Just park your car in the goddamn garage, I thought. But apparently, this mystery bothered only me, as I found no urban-anthropology studies on the subject. This was, apparently, simply the lifestyle of the Jones, a measured ennui of affluence that I was supposed to be chasing – one in which my fabulous trove of Faberge eggs deserved a warm, enclosed home, while my luxury sedan shivered out in the cold. The Joneses, it seemed, were doing fine; so fine, in fact, that administrivia like the fate of a BMW in the elements were, at best, tertiary concerns.

Then I ran across this.

The Joneses, it seems, aren’t doing fine after all. They’re overworked, overwhelmed, and oversupplied; months of accumulative Costco runs have created the illusion of wealth, with flats of Sprite and tubs of Tide and crates of Cracklin’ Oat Bran piled to the garage rafters. The Joneses have it all – without the time to enjoy any of it. The money, it seems, should go somewhere tangible, somewhere visible, to feed back the value of too many hours spent at work; what better means to do so than to fill the garage with restaurant-sized sacks of coffee and boxes of Splenda? Yet there’s no time in this equation; the Joneses own a back yard they don’t visit, according to the study, and bring in cleaning teams weekly to dust and polish a dining table never occupied for a full family meal. The whole thing is eerily reminiscent of ‘There Will Come Soft Rains,’ of household features unused for a lack of human presence, and I felt sad reading Life in the Twenty-First Century; this is the ultimate outcome of a society driven to consumerist madness over the course of four decades, beginning with the advent of modern advertising.

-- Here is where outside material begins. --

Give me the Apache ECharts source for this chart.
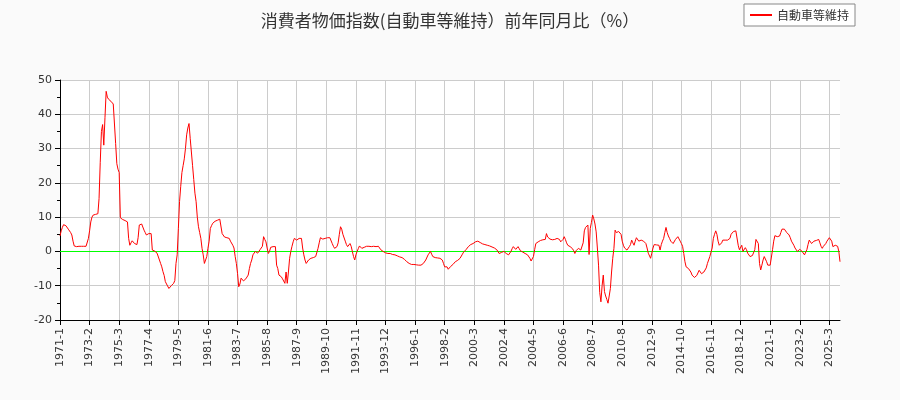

It’s also everything the Center for a New American Dream opposes. CNAD would have us eat what’s left in the garage, then park the damned car inside. Come home from work at a sane time, cook a meal with fresh ingredients, and sit down to enjoy it together. Go for a bike ride after dinner – or enjoy the deck you built. Boss not thrilled with seeing you exit the building at 5? Find a new job with some work-life balance – and earn less. Then spend less. Costco will still be there when you need cereal and Tide and Coke Zero; it’s not necessary to build a private Costco in one’s own garage. Stockpile time instead of laundry detergent; fill your home with memories, instead of stuff. In the end, those memories will be all you have, the Cheerios long since eaten, the very clothes the Tide cleaned packed off to Goodwill as the kids grew up.

In our house, we have to be doubly cautious about accumulation; there are intensities living in here that get easily overwhelmed with too much stimulation and clutter. Which is not to say that we don’t have our share of things that need to be cleaned out. But intense kids are like pack rats: everything they come across has a deep meaning to them. So teaching them to let it go, or not acquire it in the first place, is a great life skill. This way, they’ll have the time they need to spend with their families, and probably be happier as a result.

I suppose the mystery is solved, and I don’t think I’ll wonder anymore what could possibly have squeezed so much costly automotive technology out onto the streets of the DST. It’s nothing nearly so imposing as I might have thought; it’s simply the lonely efforts of overclocked consumers driven to reassure themselves with great heaps of grocery stores. They’re modern-day Mayans, displaying their wealth in the form of resources. And like the Mayans, they are whistling past the graveyard – for surely the first act of any civilization facing impending shortages of resources is to convince themselves that the Coke Zero shall never, ever run out.